◆ **Objective**: Give the listing again exactly, omitting its images.
━━━ Data extract ━━━
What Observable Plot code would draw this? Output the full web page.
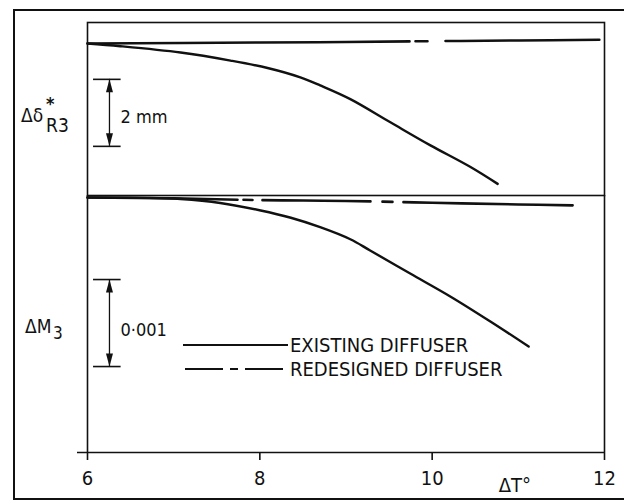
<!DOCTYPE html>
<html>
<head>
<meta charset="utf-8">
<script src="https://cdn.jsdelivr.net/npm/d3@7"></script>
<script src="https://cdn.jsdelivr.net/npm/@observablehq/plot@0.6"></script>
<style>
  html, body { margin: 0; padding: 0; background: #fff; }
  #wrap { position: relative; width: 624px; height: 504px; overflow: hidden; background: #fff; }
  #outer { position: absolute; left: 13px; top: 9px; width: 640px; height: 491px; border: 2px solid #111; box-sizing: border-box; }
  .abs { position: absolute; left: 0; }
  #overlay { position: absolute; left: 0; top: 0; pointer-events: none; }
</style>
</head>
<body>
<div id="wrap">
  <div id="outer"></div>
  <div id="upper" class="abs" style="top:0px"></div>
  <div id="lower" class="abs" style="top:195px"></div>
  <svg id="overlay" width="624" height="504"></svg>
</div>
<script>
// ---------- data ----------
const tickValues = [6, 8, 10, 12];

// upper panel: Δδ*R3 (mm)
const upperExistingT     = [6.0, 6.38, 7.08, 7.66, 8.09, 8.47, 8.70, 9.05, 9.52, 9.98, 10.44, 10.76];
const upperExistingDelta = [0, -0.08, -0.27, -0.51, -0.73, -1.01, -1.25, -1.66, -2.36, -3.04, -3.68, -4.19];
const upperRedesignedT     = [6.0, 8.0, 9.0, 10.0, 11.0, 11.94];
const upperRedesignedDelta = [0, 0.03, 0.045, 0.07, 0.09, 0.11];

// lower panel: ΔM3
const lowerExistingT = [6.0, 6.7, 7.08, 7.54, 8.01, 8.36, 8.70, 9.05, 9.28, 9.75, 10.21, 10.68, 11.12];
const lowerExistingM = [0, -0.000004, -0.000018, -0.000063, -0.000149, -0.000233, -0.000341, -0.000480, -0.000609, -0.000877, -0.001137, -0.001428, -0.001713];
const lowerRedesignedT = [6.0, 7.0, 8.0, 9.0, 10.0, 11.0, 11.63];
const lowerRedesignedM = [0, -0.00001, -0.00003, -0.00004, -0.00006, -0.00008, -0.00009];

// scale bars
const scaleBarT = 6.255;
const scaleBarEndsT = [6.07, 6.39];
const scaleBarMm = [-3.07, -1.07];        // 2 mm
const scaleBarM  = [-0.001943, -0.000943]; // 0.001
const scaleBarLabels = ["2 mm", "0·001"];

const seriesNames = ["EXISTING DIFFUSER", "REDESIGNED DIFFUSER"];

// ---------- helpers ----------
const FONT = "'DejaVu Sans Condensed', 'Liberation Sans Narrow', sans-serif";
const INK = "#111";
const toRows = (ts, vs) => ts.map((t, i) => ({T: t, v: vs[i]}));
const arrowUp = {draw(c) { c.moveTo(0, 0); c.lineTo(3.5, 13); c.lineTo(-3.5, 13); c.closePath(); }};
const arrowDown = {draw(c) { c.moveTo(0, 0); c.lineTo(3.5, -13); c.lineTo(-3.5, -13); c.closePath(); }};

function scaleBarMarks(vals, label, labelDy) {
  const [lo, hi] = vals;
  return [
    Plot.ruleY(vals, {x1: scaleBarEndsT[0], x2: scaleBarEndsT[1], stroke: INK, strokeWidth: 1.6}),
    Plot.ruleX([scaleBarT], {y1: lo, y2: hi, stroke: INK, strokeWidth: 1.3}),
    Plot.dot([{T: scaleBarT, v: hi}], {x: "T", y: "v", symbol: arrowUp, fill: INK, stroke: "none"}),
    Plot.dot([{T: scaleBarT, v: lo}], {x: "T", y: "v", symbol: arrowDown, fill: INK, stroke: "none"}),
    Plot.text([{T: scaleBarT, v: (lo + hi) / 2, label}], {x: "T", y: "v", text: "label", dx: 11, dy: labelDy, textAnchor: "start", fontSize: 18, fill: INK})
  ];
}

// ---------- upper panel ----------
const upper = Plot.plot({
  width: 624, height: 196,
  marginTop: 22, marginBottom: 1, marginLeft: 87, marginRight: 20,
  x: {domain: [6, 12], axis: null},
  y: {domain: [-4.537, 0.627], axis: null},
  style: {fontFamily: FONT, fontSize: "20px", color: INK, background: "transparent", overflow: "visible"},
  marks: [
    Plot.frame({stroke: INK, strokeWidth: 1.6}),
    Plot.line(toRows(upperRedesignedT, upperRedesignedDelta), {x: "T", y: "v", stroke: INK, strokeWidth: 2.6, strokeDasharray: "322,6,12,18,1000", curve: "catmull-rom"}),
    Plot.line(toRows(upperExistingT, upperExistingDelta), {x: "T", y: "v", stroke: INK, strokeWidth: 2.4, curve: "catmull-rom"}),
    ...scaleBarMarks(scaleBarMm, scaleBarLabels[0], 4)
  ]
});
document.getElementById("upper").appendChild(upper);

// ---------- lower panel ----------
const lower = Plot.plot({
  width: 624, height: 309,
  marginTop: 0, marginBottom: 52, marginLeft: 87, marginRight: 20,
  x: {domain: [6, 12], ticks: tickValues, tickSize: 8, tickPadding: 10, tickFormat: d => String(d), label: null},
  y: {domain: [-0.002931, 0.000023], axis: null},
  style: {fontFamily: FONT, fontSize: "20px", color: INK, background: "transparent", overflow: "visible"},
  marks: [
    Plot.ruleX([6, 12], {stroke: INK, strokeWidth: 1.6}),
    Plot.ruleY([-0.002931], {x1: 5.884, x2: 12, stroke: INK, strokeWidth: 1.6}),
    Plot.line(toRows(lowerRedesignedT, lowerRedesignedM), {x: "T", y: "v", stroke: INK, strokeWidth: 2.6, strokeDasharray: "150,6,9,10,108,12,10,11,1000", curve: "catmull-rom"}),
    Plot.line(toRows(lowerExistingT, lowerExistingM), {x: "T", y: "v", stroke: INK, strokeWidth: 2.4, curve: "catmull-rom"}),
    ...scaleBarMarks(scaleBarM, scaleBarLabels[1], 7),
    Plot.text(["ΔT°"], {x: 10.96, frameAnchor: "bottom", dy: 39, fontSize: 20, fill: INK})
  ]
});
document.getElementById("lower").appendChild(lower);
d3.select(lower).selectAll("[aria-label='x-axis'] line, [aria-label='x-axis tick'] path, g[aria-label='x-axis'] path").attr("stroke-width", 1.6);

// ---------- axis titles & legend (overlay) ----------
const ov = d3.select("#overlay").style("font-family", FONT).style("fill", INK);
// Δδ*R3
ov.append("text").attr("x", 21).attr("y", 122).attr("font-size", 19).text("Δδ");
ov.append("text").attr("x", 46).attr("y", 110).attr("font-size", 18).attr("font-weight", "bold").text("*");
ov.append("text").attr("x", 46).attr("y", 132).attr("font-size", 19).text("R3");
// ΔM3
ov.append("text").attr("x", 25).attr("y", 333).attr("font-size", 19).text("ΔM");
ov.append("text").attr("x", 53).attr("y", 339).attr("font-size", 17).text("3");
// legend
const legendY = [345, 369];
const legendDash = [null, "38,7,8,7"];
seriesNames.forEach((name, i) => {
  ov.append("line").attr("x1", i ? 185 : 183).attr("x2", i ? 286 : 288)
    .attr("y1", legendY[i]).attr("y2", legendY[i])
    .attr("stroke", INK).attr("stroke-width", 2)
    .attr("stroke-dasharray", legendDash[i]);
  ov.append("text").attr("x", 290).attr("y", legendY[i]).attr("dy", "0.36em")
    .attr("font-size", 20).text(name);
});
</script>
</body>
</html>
━━━
◆ **Output for this task**:
What Observable Plot code would draw this? Output the full web page.
<!DOCTYPE html>
<html>
<head>
<meta charset="utf-8">
<script src="https://cdn.jsdelivr.net/npm/d3@7"></script>
<script src="https://cdn.jsdelivr.net/npm/@observablehq/plot@0.6"></script>
<style>
  html, body { margin: 0; padding: 0; background: #fff; }
  #wrap { position: relative; width: 624px; height: 504px; overflow: hidden; background: #fff; }
  #outer { position: absolute; left: 13px; top: 9px; width: 640px; height: 491px; border: 2px solid #111; box-sizing: border-box; }
  .abs { position: absolute; left: 0; }
  #overlay { position: absolute; left: 0; top: 0; pointer-events: none; }
</style>
</head>
<body>
<div id="wrap">
  <div id="outer"></div>
  <div id="upper" class="abs" style="top:0px"></div>
  <div id="lower" class="abs" style="top:195px"></div>
  <svg id="overlay" width="624" height="504"></svg>
</div>
<script>
// ---------- data ----------
const tickValues = [6, 8, 10, 12];

// upper panel: Δδ*R3 (mm)
const upperExistingT     = [6.0, 6.38, 7.08, 7.66, 8.09, 8.47, 8.70, 9.05, 9.52, 9.98, 10.44, 10.76];
const upperExistingDelta = [0, -0.08, -0.27, -0.51, -0.73, -1.01, -1.25, -1.66, -2.36, -3.04, -3.68, -4.19];
const upperRedesignedT     = [6.0, 8.0, 9.0, 10.0, 11.0, 11.94];
const upperRedesignedDelta = [0, 0.03, 0.045, 0.07, 0.09, 0.11];

// lower panel: ΔM3
const lowerExistingT = [6.0, 6.7, 7.08, 7.54, 8.01, 8.36, 8.70, 9.05, 9.28, 9.75, 10.21, 10.68, 11.12];
const lowerExistingM = [0, -0.000004, -0.000018, -0.000063, -0.000149, -0.000233, -0.000341, -0.000480, -0.000609, -0.000877, -0.001137, -0.001428, -0.001713];
const lowerRedesignedT = [6.0, 7.0, 8.0, 9.0, 10.0, 11.0, 11.63];
const lowerRedesignedM = [0, -0.00001, -0.00003, -0.00004, -0.00006, -0.00008, -0.00009];

// scale bars
const scaleBarT = 6.255;
const scaleBarEndsT = [6.07, 6.39];
const scaleBarMm = [-3.07, -1.07];        // 2 mm
const scaleBarM  = [-0.001943, -0.000943]; // 0.001
const scaleBarLabels = ["2 mm", "0·001"];

const seriesNames = ["EXISTING DIFFUSER", "REDESIGNED DIFFUSER"];

// ---------- helpers ----------
const FONT = "'DejaVu Sans Condensed', 'Liberation Sans Narrow', sans-serif";
const INK = "#111";
const toRows = (ts, vs) => ts.map((t, i) => ({T: t, v: vs[i]}));
const arrowUp = {draw(c) { c.moveTo(0, 0); c.lineTo(3.5, 13); c.lineTo(-3.5, 13); c.closePath(); }};
const arrowDown = {draw(c) { c.moveTo(0, 0); c.lineTo(3.5, -13); c.lineTo(-3.5, -13); c.closePath(); }};

function scaleBarMarks(vals, label, labelDy) {
  const [lo, hi] = vals;
  return [
    Plot.ruleY(vals, {x1: scaleBarEndsT[0], x2: scaleBarEndsT[1], stroke: INK, strokeWidth: 1.6}),
    Plot.ruleX([scaleBarT], {y1: lo, y2: hi, stroke: INK, strokeWidth: 1.3}),
    Plot.dot([{T: scaleBarT, v: hi}], {x: "T", y: "v", symbol: arrowUp, fill: INK, stroke: "none"}),
    Plot.dot([{T: scaleBarT, v: lo}], {x: "T", y: "v", symbol: arrowDown, fill: INK, stroke: "none"}),
    Plot.text([{T: scaleBarT, v: (lo + hi) / 2, label}], {x: "T", y: "v", text: "label", dx: 11, dy: labelDy, textAnchor: "start", fontSize: 18, fill: INK})
  ];
}

// ---------- upper panel ----------
const upper = Plot.plot({
  width: 624, height: 196,
  marginTop: 22, marginBottom: 1, marginLeft: 87, marginRight: 20,
  x: {domain: [6, 12], axis: null},
  y: {domain: [-4.537, 0.627], axis: null},
  style: {fontFamily: FONT, fontSize: "20px", color: INK, background: "transparent", overflow: "visible"},
  marks: [
    Plot.frame({stroke: INK, strokeWidth: 1.6}),
    Plot.line(toRows(upperRedesignedT, upperRedesignedDelta), {x: "T", y: "v", stroke: INK, strokeWidth: 2.6, strokeDasharray: "322,6,12,18,1000", curve: "catmull-rom"}),
    Plot.line(toRows(upperExistingT, upperExistingDelta), {x: "T", y: "v", stroke: INK, strokeWidth: 2.4, curve: "catmull-rom"}),
    ...scaleBarMarks(scaleBarMm, scaleBarLabels[0], 4)
  ]
});
document.getElementById("upper").appendChild(upper);

// ---------- lower panel ----------
const lower = Plot.plot({
  width: 624, height: 309,
  marginTop: 0, marginBottom: 52, marginLeft: 87, marginRight: 20,
  x: {domain: [6, 12], ticks: tickValues, tickSize: 8, tickPadding: 10, tickFormat: d => String(d), label: null},
  y: {domain: [-0.002931, 0.000023], axis: null},
  style: {fontFamily: FONT, fontSize: "20px", color: INK, background: "transparent", overflow: "visible"},
  marks: [
    Plot.ruleX([6, 12], {stroke: INK, strokeWidth: 1.6}),
    Plot.ruleY([-0.002931], {x1: 5.884, x2: 12, stroke: INK, strokeWidth: 1.6}),
    Plot.line(toRows(lowerRedesignedT, lowerRedesignedM), {x: "T", y: "v", stroke: INK, strokeWidth: 2.6, strokeDasharray: "150,6,9,10,108,12,10,11,1000", curve: "catmull-rom"}),
    Plot.line(toRows(lowerExistingT, lowerExistingM), {x: "T", y: "v", stroke: INK, strokeWidth: 2.4, curve: "catmull-rom"}),
    ...scaleBarMarks(scaleBarM, scaleBarLabels[1], 7),
    Plot.text(["ΔT°"], {x: 10.96, frameAnchor: "bottom", dy: 39, fontSize: 20, fill: INK})
  ]
});
document.getElementById("lower").appendChild(lower);
d3.select(lower).selectAll("[aria-label='x-axis'] line, [aria-label='x-axis tick'] path, g[aria-label='x-axis'] path").attr("stroke-width", 1.6);

// ---------- axis titles & legend (overlay) ----------
const ov = d3.select("#overlay").style("font-family", FONT).style("fill", INK);
// Δδ*R3
ov.append("text").attr("x", 21).attr("y", 122).attr("font-size", 19).text("Δδ");
ov.append("text").attr("x", 46).attr("y", 110).attr("font-size", 18).attr("font-weight", "bold").text("*");
ov.append("text").attr("x", 46).attr("y", 132).attr("font-size", 19).text("R3");
// ΔM3
ov.append("text").attr("x", 25).attr("y", 333).attr("font-size", 19).text("ΔM");
ov.append("text").attr("x", 53).attr("y", 339).attr("font-size", 17).text("3");
// legend
const legendY = [345, 369];
const legendDash = [null, "38,7,8,7"];
seriesNames.forEach((name, i) => {
  ov.append("line").attr("x1", i ? 185 : 183).attr("x2", i ? 286 : 288)
    .attr("y1", legendY[i]).attr("y2", legendY[i])
    .attr("stroke", INK).attr("stroke-width", 2)
    .attr("stroke-dasharray", legendDash[i]);
  ov.append("text").attr("x", 290).attr("y", legendY[i]).attr("dy", "0.36em")
    .attr("font-size", 20).text(name);
});
</script>
</body>
</html>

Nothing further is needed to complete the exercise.